- Your instructions: Identify each line below containing the string "source" and copy it.

-- begin Provided records --

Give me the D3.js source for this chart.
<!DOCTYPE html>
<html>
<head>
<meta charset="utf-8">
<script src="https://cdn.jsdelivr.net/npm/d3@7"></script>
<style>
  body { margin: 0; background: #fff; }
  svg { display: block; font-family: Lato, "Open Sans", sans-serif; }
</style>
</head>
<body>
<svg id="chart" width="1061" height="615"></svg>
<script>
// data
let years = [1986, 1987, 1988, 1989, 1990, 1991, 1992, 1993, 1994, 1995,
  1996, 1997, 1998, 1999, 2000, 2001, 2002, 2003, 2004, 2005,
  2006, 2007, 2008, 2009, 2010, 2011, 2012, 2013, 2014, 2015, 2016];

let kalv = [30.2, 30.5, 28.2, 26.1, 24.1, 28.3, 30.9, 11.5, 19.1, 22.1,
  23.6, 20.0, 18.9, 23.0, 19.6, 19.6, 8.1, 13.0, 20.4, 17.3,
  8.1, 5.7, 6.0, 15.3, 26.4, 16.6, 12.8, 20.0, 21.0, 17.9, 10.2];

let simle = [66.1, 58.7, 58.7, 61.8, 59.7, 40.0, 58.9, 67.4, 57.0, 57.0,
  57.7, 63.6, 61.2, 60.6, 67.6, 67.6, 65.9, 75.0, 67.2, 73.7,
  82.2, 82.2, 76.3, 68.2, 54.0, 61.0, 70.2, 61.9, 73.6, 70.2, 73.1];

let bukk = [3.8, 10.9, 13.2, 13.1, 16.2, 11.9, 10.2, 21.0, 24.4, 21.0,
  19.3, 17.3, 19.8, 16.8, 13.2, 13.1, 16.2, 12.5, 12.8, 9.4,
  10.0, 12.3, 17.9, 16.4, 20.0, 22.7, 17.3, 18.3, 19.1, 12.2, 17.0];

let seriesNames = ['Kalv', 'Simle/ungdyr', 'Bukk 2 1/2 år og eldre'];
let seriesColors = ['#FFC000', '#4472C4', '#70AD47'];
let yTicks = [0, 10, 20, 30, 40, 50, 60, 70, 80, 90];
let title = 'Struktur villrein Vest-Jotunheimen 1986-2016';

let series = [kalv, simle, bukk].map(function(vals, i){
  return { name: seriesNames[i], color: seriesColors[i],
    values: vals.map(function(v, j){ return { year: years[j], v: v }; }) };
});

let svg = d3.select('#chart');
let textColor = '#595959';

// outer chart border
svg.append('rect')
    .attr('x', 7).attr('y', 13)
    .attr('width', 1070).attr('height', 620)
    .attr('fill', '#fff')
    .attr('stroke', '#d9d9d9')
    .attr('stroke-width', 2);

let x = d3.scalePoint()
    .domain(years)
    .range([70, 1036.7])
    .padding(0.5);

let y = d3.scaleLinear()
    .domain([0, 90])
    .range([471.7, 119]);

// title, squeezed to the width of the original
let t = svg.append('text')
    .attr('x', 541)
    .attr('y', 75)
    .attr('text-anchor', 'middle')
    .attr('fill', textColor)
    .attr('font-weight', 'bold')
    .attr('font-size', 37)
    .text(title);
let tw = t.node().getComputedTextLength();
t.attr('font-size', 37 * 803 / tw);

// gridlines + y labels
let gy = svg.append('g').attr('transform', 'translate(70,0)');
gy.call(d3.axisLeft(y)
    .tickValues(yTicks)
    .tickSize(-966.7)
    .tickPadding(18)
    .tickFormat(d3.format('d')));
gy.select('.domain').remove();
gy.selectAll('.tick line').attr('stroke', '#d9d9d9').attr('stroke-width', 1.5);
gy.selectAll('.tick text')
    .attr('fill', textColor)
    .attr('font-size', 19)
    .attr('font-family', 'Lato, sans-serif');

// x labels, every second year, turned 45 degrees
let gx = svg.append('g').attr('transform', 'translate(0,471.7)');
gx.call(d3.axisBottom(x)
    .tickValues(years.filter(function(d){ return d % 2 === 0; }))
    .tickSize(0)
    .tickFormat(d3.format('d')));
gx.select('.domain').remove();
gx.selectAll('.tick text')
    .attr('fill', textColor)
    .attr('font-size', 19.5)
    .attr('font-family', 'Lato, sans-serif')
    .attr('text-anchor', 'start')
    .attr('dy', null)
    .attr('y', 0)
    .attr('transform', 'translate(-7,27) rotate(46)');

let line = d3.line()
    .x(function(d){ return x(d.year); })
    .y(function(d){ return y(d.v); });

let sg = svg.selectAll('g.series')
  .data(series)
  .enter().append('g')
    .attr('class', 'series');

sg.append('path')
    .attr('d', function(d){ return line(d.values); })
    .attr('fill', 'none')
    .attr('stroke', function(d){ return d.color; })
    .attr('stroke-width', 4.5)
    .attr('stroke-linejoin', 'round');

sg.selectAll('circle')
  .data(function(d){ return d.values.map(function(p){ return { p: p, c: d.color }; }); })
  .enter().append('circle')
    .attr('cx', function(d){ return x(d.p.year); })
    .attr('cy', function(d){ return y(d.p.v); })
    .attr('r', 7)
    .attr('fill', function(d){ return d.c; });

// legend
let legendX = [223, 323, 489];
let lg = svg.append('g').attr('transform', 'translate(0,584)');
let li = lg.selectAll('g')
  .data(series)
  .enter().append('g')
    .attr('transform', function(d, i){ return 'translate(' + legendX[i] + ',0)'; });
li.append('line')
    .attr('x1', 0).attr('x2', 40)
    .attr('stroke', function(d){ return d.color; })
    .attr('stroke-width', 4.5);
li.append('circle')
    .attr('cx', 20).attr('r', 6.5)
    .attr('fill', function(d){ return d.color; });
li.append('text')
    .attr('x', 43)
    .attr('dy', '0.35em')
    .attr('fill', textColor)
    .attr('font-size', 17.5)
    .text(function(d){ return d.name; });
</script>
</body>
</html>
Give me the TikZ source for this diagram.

-- end Provided records --

- Reply to the task:
Give me the D3.js source for this chart.
Give me the TikZ source for this diagram.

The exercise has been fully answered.